His ouster was not as unanimous as it seems. Highly placed sources say at least two of the five selectors -- Ranjib Biswal (East Zone) and South Zone selector V.B. Chandrashekhar (said to be virulently anti-Ganguly) -- were in favour of giving the former skipper a final chance to make a dignified exit.

On the fourth day of the Kotla Test, the selectors had an informal meeting. They decided they would talk to Ganguly and explain that they were giving him this last opportunity and if things didn't work out, he should use it to call it quits.

"It was decided that Kiran More would speak to him in his capacity as the selection committee chairman," says a selector. "I don't know what happened, why Kiran did not speak, because he obviously didn't and this didn't make sense. In any case, what happened the next day at the selection meeting overrode everything else, because both captain and coach were definite he had no place in the team." More could not be contacted.

"Chappell was extremely aggressive, as he always is, and spoke at length against Ganguly," says another selector. "He was hell-bent on ensuring that Ganguly did not make it to the squad. He said Ganguly was dividing the dressing room; that he would not mix with the other players, he refused to speak much or share in the joking around.”

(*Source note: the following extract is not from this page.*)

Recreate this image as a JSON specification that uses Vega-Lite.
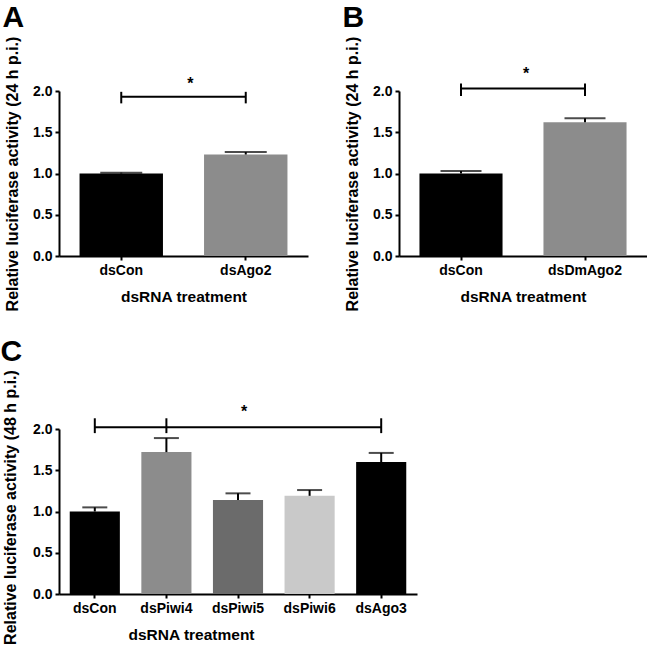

"Chappell said Ganguly had an attitude problem and was a bad fielder. He said having him in the squad would be detrimental to India."

Sources said what was crucial was that Rahul Dravid was very clear about two things. One, Ganguly had no place in his eventual scheme of things as far as the playing XI was concerned and second, if he was there, he could not have him sitting in the dressing room.

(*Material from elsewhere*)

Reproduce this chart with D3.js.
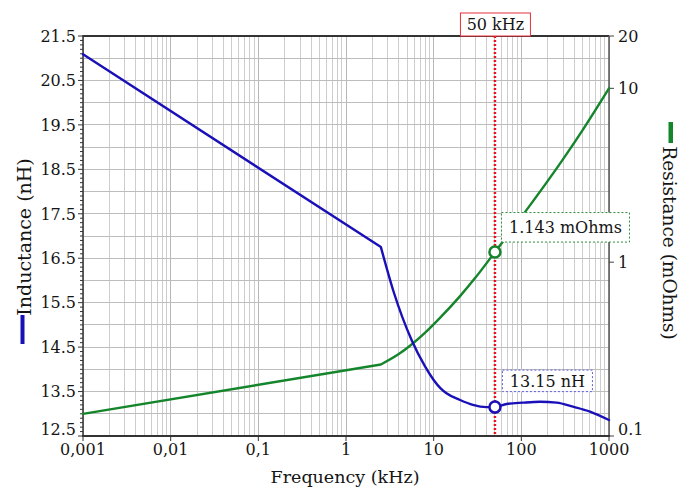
<!DOCTYPE html>
<html><head><meta charset="utf-8">
<script src="https://cdn.jsdelivr.net/npm/d3@7"></script>
<style>body{margin:0;background:#fff}text{font-family:"DejaVu Serif",serif;fill:#151515}</style>
</head><body><svg id="c" width="684" height="490"></svg>
<script>
// ---- data ----
const freqL = [0.001, 2.5, 3.5, 5.6, 8, 10, 12, 14, 20, 28, 40, 50, 68, 104, 163, 253, 388, 607, 1000];
const inductance = [21.09, 16.75, 15.74, 14.66, 14.06, 13.76, 13.57, 13.46, 13.31, 13.20, 13.15, 13.15, 13.22, 13.25, 13.27, 13.25, 13.16, 13.05, 12.86];
const freqR = [0.001, 2.5, 4, 5.6, 8, 11.8, 20, 30, 50, 110, 276, 500, 1000];
const resistance = [0.134, 0.258, 0.296, 0.336, 0.393, 0.478, 0.638, 0.815, 1.143, 1.94, 3.69, 5.75, 10];
const kinkIndex = 1;
const xTicks = [0.001, 0.01, 0.1, 1, 10, 100, 1000];
const xTickLabels = ["0,001", "0,01", "0,1", "1", "10", "100", "1000"];
const yLeftTicks = [12.5, 13.5, 14.5, 15.5, 16.5, 17.5, 18.5, 19.5, 20.5, 21.5];
const yRightTicks = [0.1, 1, 10, 20];
const yRightLabels = ["0.1", "1", "10", "20"];
const markerFreq = 50;
const markerL = 13.15;
const markerR = 1.143;
const markerFreqLabel = "50 kHz";
const markerLLabel = "13.15 nH";
const markerRLabel = "1.143 mOhms";

// ---- layout ----
const L = 83, R = 609, T = 36, B = 436;
const blue = "#1a10b8", green = "#14852b", red = "#e8141e";
const svg = d3.select("#c");
const x = d3.scaleLog().domain([0.001, 1000]).range([L, R]);
const yL = d3.scaleLinear().domain([12.5, 21.5]).range([B, T]);
const yR = d3.scaleLog().domain([0.1, 20]).range([B, T]);

// grid
const g = svg.append("g");
const vGrid = [];
[0.001, 0.01, 0.1, 1, 10, 100].forEach(d => { for (let m = 1; m <= 9; m++) vGrid.push(d * m); });
vGrid.push(1000);
g.selectAll("line.v").data(vGrid).join("line")
  .attr("x1", d => x(d)).attr("x2", d => x(d)).attr("y1", T).attr("y2", B)
  .attr("stroke", d => xTicks.includes(d) ? "#b8b8b8" : "#cdcdcd").attr("stroke-width", 1)
  .attr("shape-rendering", "crispEdges");
const hGrid = d3.range(125, 216, 5).map(v => v / 10);
g.selectAll("line.h").data(hGrid).join("line")
  .attr("x1", L).attr("x2", R).attr("y1", d => yL(d)).attr("y2", d => yL(d))
  .attr("stroke", "#bdbdbd").attr("stroke-width", 1).attr("shape-rendering", "crispEdges");

// frame
svg.append("line").attr("x1", L).attr("x2", R).attr("y1", T).attr("y2", T).attr("stroke", "#333").attr("stroke-width", 2);
svg.append("line").attr("x1", R).attr("x2", R).attr("y1", T).attr("y2", B).attr("stroke", "#555").attr("stroke-width", 1.5);

// left axis
const ax = svg.append("g");
const minor = d3.range(125, 216).map(v => v / 10);
ax.selectAll("line.mt").data(minor).join("line")
  .attr("x1", L).attr("x2", d => L - (yLeftTicks.includes(d) ? 5 : 3))
  .attr("y1", d => yL(d)).attr("y2", d => yL(d)).attr("stroke", "#333").attr("stroke-width", 1);
ax.append("line").attr("x1", L).attr("x2", L).attr("y1", T - 1).attr("y2", B + 1).attr("stroke", "#333").attr("stroke-width", 1.5);
ax.selectAll("text.yl").data(yLeftTicks).join("text")
  .attr("x", L - 7).attr("y", d => yL(d) + (d === 12.5 ? -7 : 0)).attr("dy", "0.36em")
  .attr("text-anchor", "end").attr("font-size", 16).text(d => d3.format(".1f")(d));

// right axis
ax.selectAll("line.rt").data(yRightTicks).join("line")
  .attr("x1", R).attr("x2", R + 5).attr("y1", d => yR(d)).attr("y2", d => yR(d)).attr("stroke", "#444").attr("stroke-width", 1);
ax.selectAll("text.yr").data(yRightTicks).join("text")
  .attr("x", R + 9).attr("y", d => yR(d) + (d === 0.1 ? -7 : 0)).attr("dy", "0.36em")
  .attr("text-anchor", "start").attr("font-size", 16).text((d, i) => yRightLabels[i]);

// bottom axis
ax.selectAll("line.xt").data(xTicks).join("line")
  .attr("x1", d => x(d)).attr("x2", d => x(d)).attr("y1", B).attr("y2", B + 5).attr("stroke", "#333").attr("stroke-width", 1);
ax.append("line").attr("x1", L - 1).attr("x2", R + 1).attr("y1", B).attr("y2", B).attr("stroke", "#333").attr("stroke-width", 2);
ax.selectAll("text.xl").data(xTicks).join("text")
  .attr("x", d => x(d)).attr("y", 455).attr("text-anchor", "middle").attr("font-size", 16)
  .text((d, i) => xTickLabels[i]);

// titles
svg.append("text").attr("x", (L + R) / 2 - 1).attr("y", 483).attr("text-anchor", "middle").attr("font-size", 17.5).text("Frequency (kHz)");
svg.append("text").attr("transform", "translate(31,237) rotate(-90)").attr("text-anchor", "middle").attr("font-size", 19).text("Inductance (nH)");
svg.append("rect").attr("x", 20.5).attr("y", 315).attr("width", 4).attr("height", 29).attr("fill", blue);
svg.append("text").attr("transform", "translate(663,243) rotate(90)").attr("text-anchor", "middle").attr("font-size", 18.5).text("Resistance (mOhms)");
svg.append("rect").attr("x", 668.5).attr("y", 122).attr("width", 4.5).attr("height", 21).attr("fill", green);

// series
function seriesPath(fs, vs, ys) {
  const pts = fs.map((f, i) => [x(f), ys(vs[i])]);
  const lin = d3.line();
  const mono = d3.line().curve(d3.curveMonotoneX);
  return lin(pts.slice(0, kinkIndex + 1)) + mono(pts.slice(kinkIndex));
}
svg.append("path").attr("d", seriesPath(freqR, resistance, yR)).attr("fill", "none")
  .attr("stroke", green).attr("stroke-width", 2.4).attr("stroke-linejoin", "round").attr("stroke-linecap", "round");
svg.append("path").attr("d", seriesPath(freqL, inductance, yL)).attr("fill", "none")
  .attr("stroke", blue).attr("stroke-width", 2.4).attr("stroke-linejoin", "round").attr("stroke-linecap", "round");

// marker line
const mx = x(markerFreq);
svg.append("line").attr("x1", mx).attr("x2", mx).attr("y1", T).attr("y2", B)
  .attr("stroke", red).attr("stroke-width", 2.5).attr("stroke-dasharray", "2,2");

// annotation boxes
function box(cx0, y0, w, h, stroke, dash, label) {
  svg.append("rect").attr("x", cx0).attr("y", y0).attr("width", w).attr("height", h)
    .attr("fill", "#fff").attr("stroke", stroke).attr("stroke-width", 1).attr("stroke-dasharray", dash);
  svg.append("text").attr("x", cx0 + w / 2).attr("y", y0 + h / 2).attr("dy", "0.36em")
    .attr("text-anchor", "middle").attr("font-size", 16).text(label);
}
box(mx - 34.5, 13, 70, 23, "#e8303a", null, markerFreqLabel);
box(mx + 6.5, yR(markerR) - 39.5, 128, 29.5, "#2a8a3a", "2,2", markerRLabel);
box(mx + 7.5, yL(markerL) - 37, 90, 21.5, "#6060d8", "2,2", markerLLabel);

// markers
svg.append("circle").attr("cx", mx).attr("cy", yR(markerR)).attr("r", 5.5)
  .attr("fill", "#fff").attr("stroke", green).attr("stroke-width", 2.5);
svg.append("circle").attr("cx", mx).attr("cy", yL(markerL)).attr("r", 5.5)
  .attr("fill", "#fff").attr("stroke", blue).attr("stroke-width", 2.5);
</script></body></html>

"This was important. We knew that even if we picked Sourav, Chappell was capable of not playing him and Dravid was clearly uncomfortable with having his former captain in the dressing room. From his point of view, understandable. It would be very awkward all around for instance, if Ganguly had to carry drinks."

Apparently, Chappell did not want to play Ganguly even in the rain-marred Chennai Test.

At which point, the only selector around, pointed out that to pick him in the squad and not play him would be completely unfair and give rise to more commotion.

Incidentally, sources say one of the selectors was also told there was no point in his supporting Ganguly as it would be taken wrongly and the Kolkattan was quite capable of making some outburst in the Bengali media. This though could not be confirmed from the selector.

Asked whether there was a discussion on whether Wasim Jaffer ("a unanimous, apolitical choice") could replace Gautam Gambhir, the logical thing to do, sources say Chappell spoke for Gambhir.

"He said Gautam had potential and was already a very reserved person. He thought if we dropped him now, he would withdraw into his shell completely and it would be very difficult to draw him out thereafter."

In case you're wondering why Zaheer Khan is still out after a stupendous run in domestic cricket, well, the coach apparently doesn't want him either. "But we'll see," says a selector.

"We figured in Ahmedabad, we didn't need another paceman. For Pakistan, we're definitely going to think about Zaheer."

On a last note, everyone involved says BCCI president Sharad Pawar was not involved at all.